Written exercise | Leaving out every picture, copy the lines of the data exactly, from the first through the line containing "labelled = [True, True, True, True, False]".

****

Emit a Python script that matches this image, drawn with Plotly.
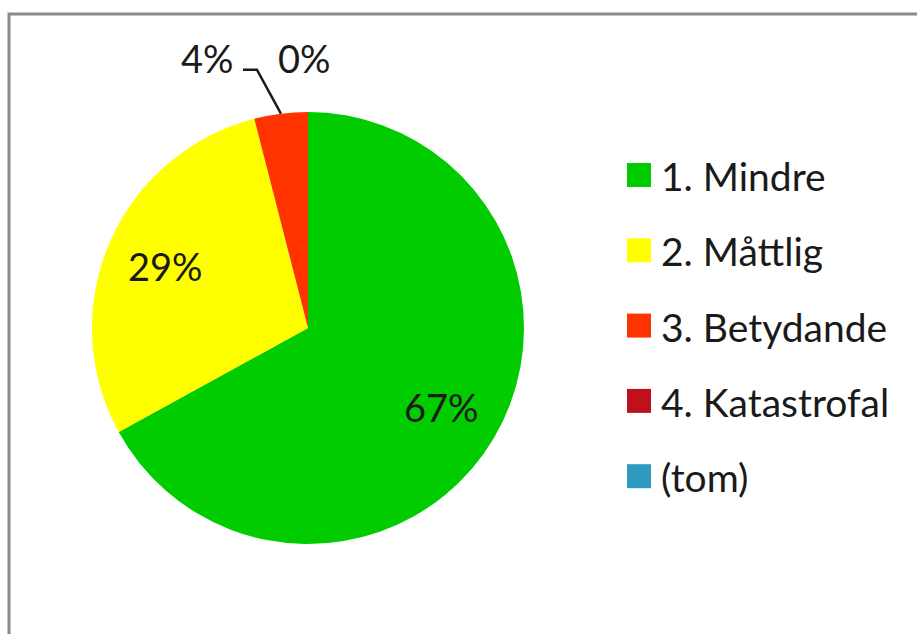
import math
import plotly.graph_objects as go

# Severity categories and their share of incidents (percent)
categories = ["1. Mindre", "2. Måttlig", "3. Betydande", "4. Katastrofal", "(tom)"]
values = [67, 29, 4, 0, 0]
colors = ["#00CC00", "#FFFF00", "#FF3300", "#C0101E", "#2E9AC0"]
# which categories get a percentage label on the pie
labelled = [True, True, True, True, False]

W, H = 917, 634
CX, CY, R = 308, 328, 216          # pie centre and radius in pixels
FONT = "Lato"
TEXT = "#1a1a1a"


def to_paper(x, y):
    return x / W, 1 - y / H


def polar(angle_deg, radius):
    a = math.radians(angle_deg)
    return CX + radius * math.sin(a), CY - radius * math.cos(a)


fig = go.Figure()
fig.add_trace(go.Pie(
    labels=categories,
    values=values,
    marker=dict(colors=colors, line=dict(width=0)),
    sort=False,
    direction="clockwise",
    rotation=0,
    textinfo="none",
    hoverinfo="label+percent",
    showlegend=False,
    domain=dict(x=[(CX - R) / W, (CX + R) / W],
                y=[1 - (CY + R) / H, 1 - (CY - R) / H]),
))

annotations = []
shapes = []

# percentage labels placed from each slice's mid-angle
total = sum(values)
start = 0.0
for cat, v, show in zip(categories, values, labelled):
    span = v / total * 360
    mid = start + span / 2
    start += span
    if not show:
        continue
    txt = f"{round(v / total * 100)}%"
    if v / total >= 0.1:
        x, y = polar(mid, 0.72 * R)
    elif v == 0:
        x, y = polar(mid, 1.25 * R)
        x -= 3
    else:
        # small slice: label pushed left with an elbow leader line
        sx, sy = polar(mid, R)
        ex, ey = sx - 24, sy - 44
        hx = ex - 14
        x, y = hx - 35, ey - 12
        path = "M {} {} L {} {} L {} {}".format(
            *to_paper(sx, sy), *to_paper(ex, ey), *to_paper(hx, ey))
        shapes.append(dict(type="path", xref="paper", yref="paper", path=path,
                           line=dict(color=TEXT, width=2.5)))
    px, py = to_paper(x, y)
    annotations.append(dict(x=px, y=py, xref="paper", yref="paper", text=txt,
                            showarrow=False, xanchor="center", yanchor="middle",
                            font=dict(family=FONT, size=38, color=TEXT)))

# legend: coloured square + category name per row
LX, LY0, LSTEP, SQ = 627, 175, 75.3, 24
for i, (cat, col) in enumerate(zip(categories, colors)):
    yc = LY0 + i * LSTEP
    x0, y0 = to_paper(LX, yc - SQ / 2)
    x1, y1 = to_paper(LX + SQ, yc + SQ / 2)
    shapes.append(dict(type="rect", xref="paper", yref="paper",
                       x0=x0, y0=y0, x1=x1, y1=y1,
                       fillcolor=col, line=dict(width=0)))
    tx, ty = to_paper(LX + SQ + 8, yc + 1)
    annotations.append(dict(x=tx, y=ty, xref="paper", yref="paper", text=cat,
                            showarrow=False, xanchor="left", yanchor="middle",
                            font=dict(family=FONT, size=39, color=TEXT)))

# chart frame (runs off the right and bottom edges)
bx0, by0 = to_paper(9, 14)
bx1, by1 = to_paper(W + 10, H + 10)
shapes.append(dict(type="rect", xref="paper", yref="paper",
                   x0=bx0, y0=by0, x1=bx1, y1=by1,
                   line=dict(color="#8a8a8a", width=3), layer="above"))

fig.update_layout(
    width=W, height=H,
    margin=dict(l=0, r=0, t=0, b=0),
    paper_bgcolor="white",
    plot_bgcolor="white",
    annotations=annotations,
    shapes=shapes,
)

fig.write_html("out.html")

****

Exercise output |
Emit a Python script that matches this image, drawn with Plotly.
import math
import plotly.graph_objects as go

# Severity categories and their share of incidents (percent)
categories = ["1. Mindre", "2. Måttlig", "3. Betydande", "4. Katastrofal", "(tom)"]
values = [67, 29, 4, 0, 0]
colors = ["#00CC00", "#FFFF00", "#FF3300", "#C0101E", "#2E9AC0"]
# which categories get a percentage label on the pie
labelled = [True, True, True, True, False]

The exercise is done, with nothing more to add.